Gender champion calls for male engagement in GBV war
What you need to know:
- Faith Nashipae, who spoke virtually during a CSW67 side event, called on governments to institutionalise male engagement and include it in their policies and national strategic plans.
- She also called on the UN to approve and include International Men's Day and World Day of the Boychild on its calendar.
- She also appealed to the UN to appoint champions for male engagement and inclusion to ensure continuity and support of the gender equality agenda.
A gender champion is pushing for the involvement of men and boys in increasing positive masculinity, ending violence against women and girls, and promoting women's empowerment.
Faith Nashipae, the brains behind Nitasimama Imara Boys' and Men's Programme, wants the United Nations (UN) to fully involve men and boys in gender equality campaigns, saying they hold the key to its realisation and ending violence against girls and women.
Ms Nashipae, who spoke virtually during a side event at the concluded CSW67, called on governments to institutionalise male engagement and include it in their policies and national strategic plans.
The Men and Boychild ambassador called on the UN to approve and include International Men's Day and World Day of the Boychild on its calendar. She also appealed to the UN to appoint champions for male engagement and inclusion to ensure continuity and support of the gender equality agenda.
“Men and boys are the biggest perpetrators and violators of gender-based violence (GBV), which was the reason we needed to focus on them. They have been sidelined in the GBV fight, despite being one of the most important players, something that has derailed the campaign. This is why we need to recognise and involve them to make the world a better place for women and girls to live in,” said Ms Nashipae.
The side-event was co-organised by the Thriving Communities Africa and the State Department of Gender and Affirmative Action under the theme ‘Amplifying Gender Transformative Approaches: Male Engagement and Inclusion in Preventing Violence against Women and Girls’.
Ms Nashipae noted the Nitasimama Imara Boys and Men programme rolled out in Kenya in 2021 has presented great success with multiplier effects towards promoting gender equality and accelerating the fight on ending GBV at the community level.
The programme, which is being implemented in partnership with UNFPA Kenya, has already been rolled out in Baringo, Elgeyo-Marakwet and West-Pokot counties. It entails the training of male champions and equipping them with the knowledge to support women’s and girls’ rights at the community level, and sensitise their communities to the consequences of GBV and harmful practices, among them female genital mutilation (FGM) and child marriage.
It specifically targets boys and older men aged 10 and above for empowerment as champions and agents in fostering transformative social, gender and cultural norms.
Ms Nashipae revealed that owing to the success of the Nita Simama Programme, her organisation has designed an ambitious plan to reach out to 100 million boys and 50 million men in Africa by 2030, hence not only increasing positive masculinity but also helping end GBV and promoting women development.
However, to enable them to realise this ambitious strategy, Ms Nashipae noted systems and structures need to be established and strengthened. “We are, therefore, appealing to the UN to appoint champions for male engagement and inclusion to ensure continuity and support of the agenda,” she told Nation.Africa in an interview.

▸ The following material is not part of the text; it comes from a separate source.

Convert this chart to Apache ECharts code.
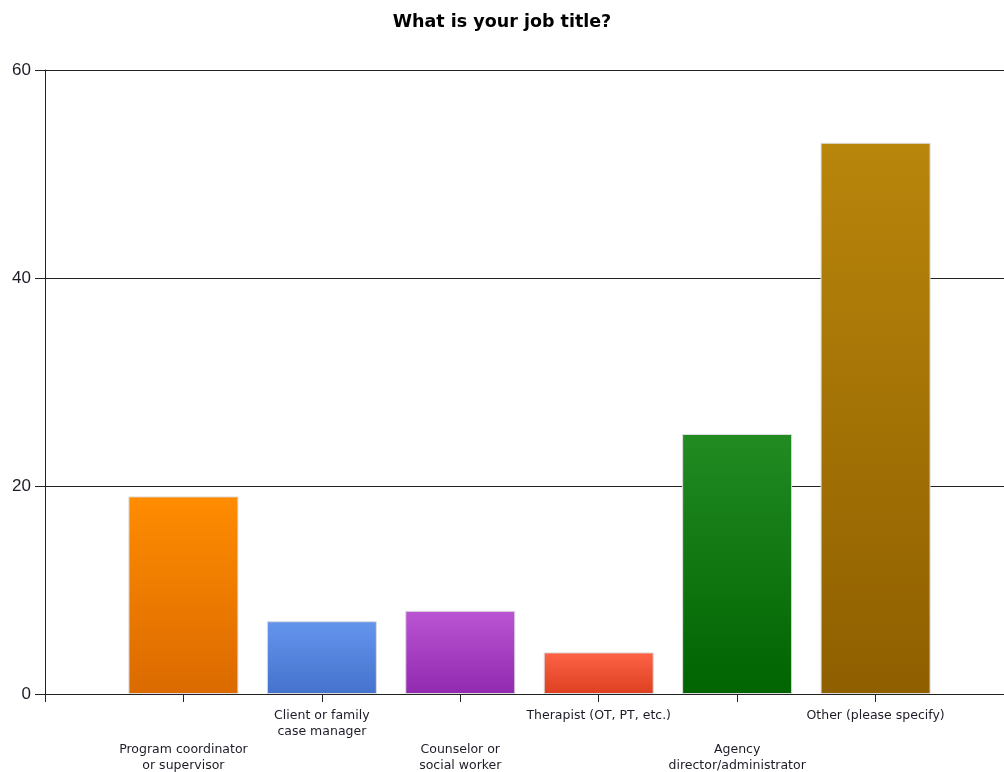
<!DOCTYPE html>
<html>
<head>
<meta charset="utf-8">
<title>What is your job title?</title>
<script src="https://cdn.jsdelivr.net/npm/echarts@6/dist/echarts.min.js"></script>
<style>
  html, body { margin: 0; padding: 0; background: #fff; }
  #chart { width: 1004px; height: 772px; }
</style>
</head>
<body>
<div id="chart"></div>
<script>
// Survey responses: job title of respondents
const categories = [
  'Program coordinator\nor supervisor',
  'Client or family\ncase manager',
  'Counselor or\nsocial worker',
  'Therapist (OT, PT, etc.)',
  'Agency\ndirector/administrator',
  'Other (please specify)'
];
const counts = [19, 7, 8, 4, 25, 53];
const yTicks = [0, 20, 40, 60];

// top / bottom colours of each bar's vertical gradient
const barTop =    ['#ff8c00', '#6495ed', '#ba55d3', '#ff6347', '#228b22', '#b8860b'];
const barBottom = ['#db6a00', '#4472cc', '#9229b0', '#dc4020', '#006400', '#8f5f00'];

// The category axis has an empty slot at each end so the bars sit on tick marks.
const axisData = [''].concat(categories, ['']);
const seriesData = [null].concat(counts.map((v, i) => ({
  value: v,
  itemStyle: {
    color: new echarts.graphic.LinearGradient(0, 0, 0, 1, [
      { offset: 0, color: barTop[i] },
      { offset: 1, color: barBottom[i] }
    ])
  }
})), [null]);

const chart = echarts.init(document.getElementById('chart'), null, { renderer: 'canvas' });

chart.setOption({
  animation: false,
  backgroundColor: '#ffffff',
  title: {
    text: 'What is your job title?',
    left: 'center',
    top: 8,
    textStyle: {
      fontFamily: 'DejaVu Sans',
      fontWeight: 'bold',
      fontSize: 17.5,
      color: '#000'
    }
  },
  grid: {
    left: 45, top: 70, width: 969, bottom: 78,
    containLabel: false,
    outerBoundsMode: 'none'
  },
  xAxis: {
    type: 'category',
    data: axisData,
    boundaryGap: false,
    axisLine: { lineStyle: { color: '#222', width: 1 } },
    axisTick: { show: true, length: 8, interval: 0, lineStyle: { color: '#222' } },
    axisLabel: {
      interval: 0,
      margin: 14,
      color: '#1c1c28',
      formatter: function (value, idx) {
        if (!value) return '';
        const lines = value.split('\n').map(s => '{t|' + s + '}').join('\n');
        // alternate categories are dropped a row lower so neighbours don't collide
        return (idx % 2 === 1) ? '{gap| }\n' + lines : lines;
      },
      rich: {
        t: { fontFamily: 'DejaVu Sans', fontSize: 12.5, lineHeight: 15.5, color: '#1c1c28', align: 'center' },
        gap: { fontSize: 11, lineHeight: 34 }
      }
    },
    splitLine: { show: false }
  },
  yAxis: {
    type: 'value',
    min: yTicks[0],
    max: yTicks[yTicks.length - 1],
    interval: yTicks[1] - yTicks[0],
    axisLine: { show: true, lineStyle: { color: '#222', width: 1 } },
    axisTick: { show: true, length: 10, lineStyle: { color: '#222' } },
    axisLabel: {
      margin: 14,
      fontFamily: 'Liberation Sans',
      fontSize: 17,
      color: '#1c1c28'
    },
    splitLine: { show: true, lineStyle: { color: '#222', width: 1 } }
  },
  series: [{
    type: 'bar',
    data: seriesData,
    barWidth: 110,
    itemStyle: { borderColor: '#dcdcdc', borderWidth: 1 }
  }]
});
</script>
</body>
</html>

The activist also called for increased financing to facilitate male engagement and inclusion structures and programmes and involvement of the private sector to promote positive modelling of masculinity through adverts and commercials.

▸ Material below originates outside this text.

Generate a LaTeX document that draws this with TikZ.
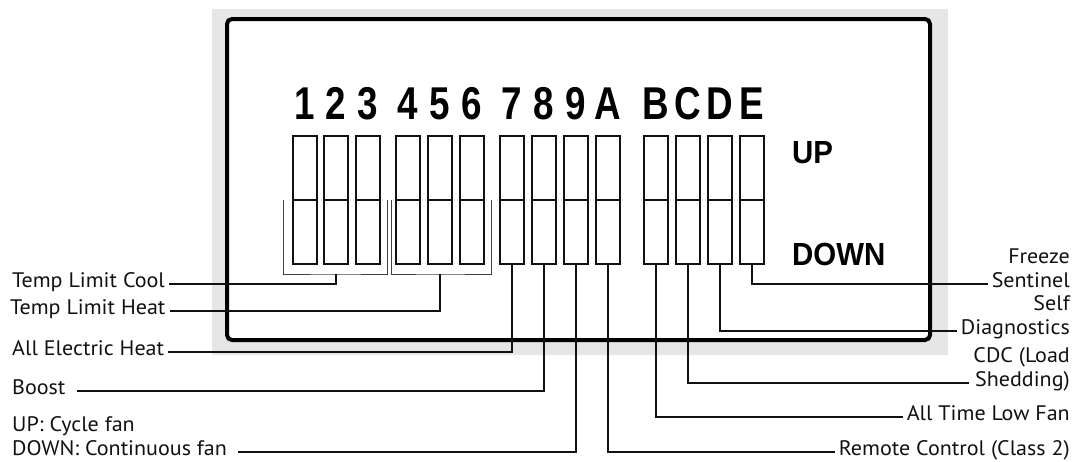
\documentclass[tikz,border=0pt]{standalone}
\usepackage{fontspec}
\setmainfont{PT Sans}[FakeStretch=1.05]
\newfontfamily\digitfont{Liberation Sans}[FakeStretch=0.8]
\newfontfamily\modefont{Liberation Sans}[FakeStretch=0.92]
\usetikzlibrary{positioning,backgrounds}
\definecolor{panel}{HTML}{E6E6E6}
\definecolor{ink}{HTML}{111111}

\begin{document}
\begin{tikzpicture}[x=1pt,y=-1pt,
  font=\fontsize{21}{24}\selectfont,
  sw/.style={rectangle,draw=ink,line width=2pt,minimum width=24pt,
    minimum height=128pt,inner sep=0pt},
  digit/.style={font=\digitfont\bfseries\fontsize{46}{46}\selectfont,inner sep=0pt,anchor=base},
  mode/.style={font=\modefont\bfseries\fontsize{32}{32}\selectfont,inner sep=0pt},
  lbl/.style={inner xsep=4pt,inner ysep=1pt,text depth=5pt,text=ink},
  frame/.style={draw=black,line width=4pt,rounded corners=5pt,fill=white},
  brk/.style={draw=ink!80,line width=1pt},
  lead/.style={draw=ink,line width=1.6pt}]

\useasboundingbox (0,0) rectangle (1075,461);
\fill[panel] (212,9) rectangle (948,355);
\draw[frame] (227,19) rectangle (930,340);

\node[sw] (s1) at (305,200) {};
\node[sw] (s2) at (336,200) {};
\node[sw] (s3) at (368,200) {};
\node[sw] (s4) at (408,200) {};
\node[sw] (s5) at (440,200) {};
\node[sw] (s6) at (472,200) {};
\node[sw] (s7) at (512,200) {};
\node[sw] (s8) at (544,200) {};
\node[sw] (s9) at (576,200) {};
\node[sw] (sA) at (608,200) {};
\node[sw] (sB) at (656,200) {};
\node[sw] (sC) at (688,200) {};
\node[sw] (sD) at (720,200) {};
\node[sw] (sE) at (752,200) {};
\foreach \s in {1,2,3,4,5,6,7,8,9,A,B,C,D,E} {
  \draw[line width=2pt,ink] (s\s.west) -- (s\s.east);
  \node[digit] (d\s) at ([yshift=16pt]s\s.north) {\s};
}

\node[mode,anchor=base west] (up) at (792,163) {UP};
\node[mode,anchor=base west] (down) at (792,265) {DOWN};

\node[lbl,anchor=south west] (tlc) at (8,294) {Temp Limit Cool};
\node[lbl,anchor=south west] (tlh) at (6,321) {Temp Limit Heat};
\node[lbl,anchor=south west] (aeh) at (8,362) {All Electric Heat};
\node[lbl,anchor=south west] (bst) at (8,401) {Boost\kern7pt};
\node[lbl,anchor=south west,align=left] (fan) at (8,462) {UP: Cycle fan\\DOWN: Continuous fan\kern7pt};

\node[lbl,anchor=south east,align=right] (fs) at (1074,294) {Freeze\\Sentinel};
\node[lbl,anchor=south east,align=right] (sd) at (1074,341) {Self\\Diagnostics};
\node[lbl,anchor=south east,align=right] (cdc) at (1074,393) {CDC (Load\\Shedding)};
\node[lbl,anchor=south east] (atlf) at (1074,427) {All Time Low Fan};
\node[lbl,anchor=south east] (rc) at (1074,462) {Remote Control (Class 2)};

\draw[brk] ([xshift=-9pt]s1.west) |- ([yshift=-9pt]s2.south) -| ([xshift=6pt]s3.east);
\draw[brk] ([xshift=-4pt]s4.west) |- ([yshift=-9pt]s5.south) -| ([xshift=6pt]s6.east);

\draw[lead] ([yshift=10pt]tlc.south east) -| ([yshift=-9pt]s2.south);
\draw[lead] ([yshift=10pt]tlh.south east) -| ([yshift=-9pt]s5.south);
\draw[lead] (s7.south) |- ([yshift=10pt]aeh.south east);
\draw[lead] (s8.south) |- ([yshift=10pt]bst.south east);
\draw[lead] (s9.south) |- ([yshift=10pt]fan.south east);
\draw[lead] (sA.south) |- ([yshift=10pt]rc.south west);
\draw[lead] (sB.south) |- ([yshift=10pt]atlf.south west);
\draw[lead] (sC.south) |- ([yshift=10pt]cdc.south west);
\draw[lead] (sD.south) |- ([yshift=10pt]sd.south west);
\draw[lead] (sE.south) |- ([yshift=10pt]fs.south west);
\end{tikzpicture}
\end{document}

Male engagement is increasingly being recognised as critical to advancing gender equality and equity. It is necessary not only for women's empowerment but also to transform social and gender norms that reinforce patriarchy and inequality and harm both women and men.
UN Women is, for example, leading the way in championing male engagement in gender equality push. Its work is anchored to the belief that achieving gender equality is about transforming unequal power relations between men and women. This involves challenging notions of masculinity and traditional perceptions of manhood.
It requires men to question power dynamics in their actions or their words at a personal, interpersonal and societal level and to take responsibility for change.
The organisation holds the view that men need to be engaged as gender advocates to speak out as active agents and stakeholders who can transform social norms, behaviour and gender stereotypes that perpetuate discrimination and inequality.
Men are the leading perpetrators of GBV across the world. According to the World Bank, violence against women and girls is a global pandemic that affects one in three women in their lifetime. The numbers are staggering, with 35 per cent of women worldwide having experienced either physical or sexual intimate partner violence or non-partner sexual violence.
Globally, about seven per cent of women have been sexually assaulted by someone other than a partner, with as many as 38 per cent of murders of women committed by an intimate partner. About 200 million women have experienced FGM, with men being the biggest beneficiaries of the cut.